Arenas of competition are where the action in the economy is most intense, generating more than twice the revenue growth and triple the market cap growth of other large industries, and enable the emergence of very large and growing global corporations. While the 12 arenas of today created sweeping change between 2005 and 2020, the arenas of tomorrow could bring about even greater changes, shaping how we use data, approach healthcare, transport people and goods, and communicate.
The “arena-creation potion” that produces this growth and dynamism has three telltale ingredients. The first is a technology or business model step-change that fundamentally transforms how products and services are developed or delivered. The second is a pattern of competitive escalation of investments that leads to larger margins and rapidly expanding market share. This results in an arms race in which companies invest to scale and scale to invest—witness the 12-fold expansion in capital expenditures and R&D spending by the six biggest technology companies since 2010, to a total of $410 billion in 2023. The third ingredient is a large or growing market.
But predicting the development of arenas is not an exact science, and we recognize the possibility—indeed, the likelihood—that we may be getting some things wrong.

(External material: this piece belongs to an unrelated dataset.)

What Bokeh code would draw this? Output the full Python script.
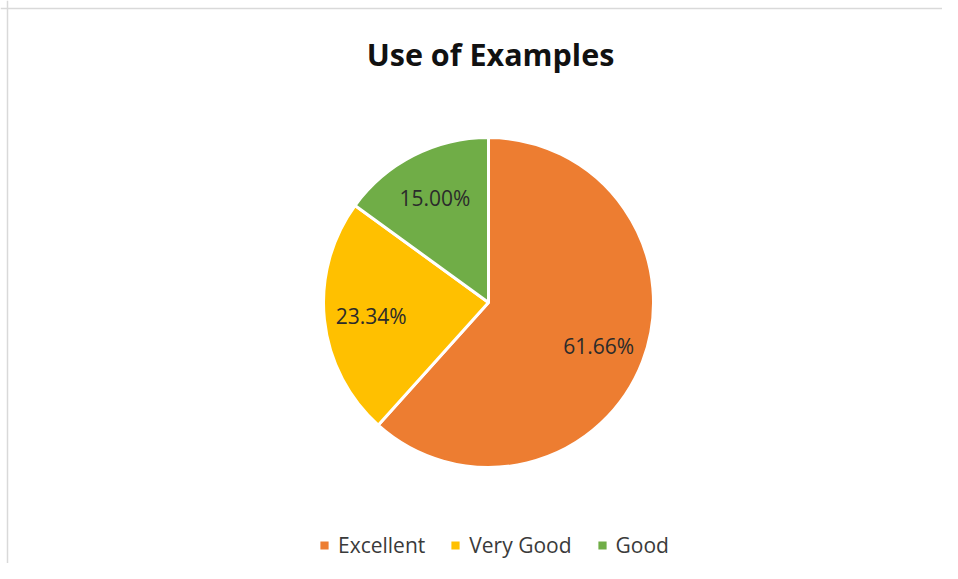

Looking back to 2005, no one could have predicted all of the ways in which the arenas of today developed.
Three critical swing factors could be fundamental to the evolution of the arenas of tomorrow. The first variable is geopolitical shifts, such as regulation of innovation, turbulence in trade and markets, increased regulation, and other barriers that cause companies to adopt a greater regional focus. The second variable is AI, which could fundamentally change the shape of several arenas over the coming decades.
The third variable is the pace of the green transition, which could affect revenues, depending on whether governments, consumers, and businesses make cutting carbon emissions a priority.
Recognizing the early signs that an arena may be forming will impact companies and investors in different ways. Potential customers of arenas will be required to accelerate their adoption of new capabilities; suppliers should identify the new upsides and risks of the changing environment; businesses that are likely to be disrupted need to determine how they can proactively pivot and capture growth opportunities; and investors will have to determine the right time to ride the new wave.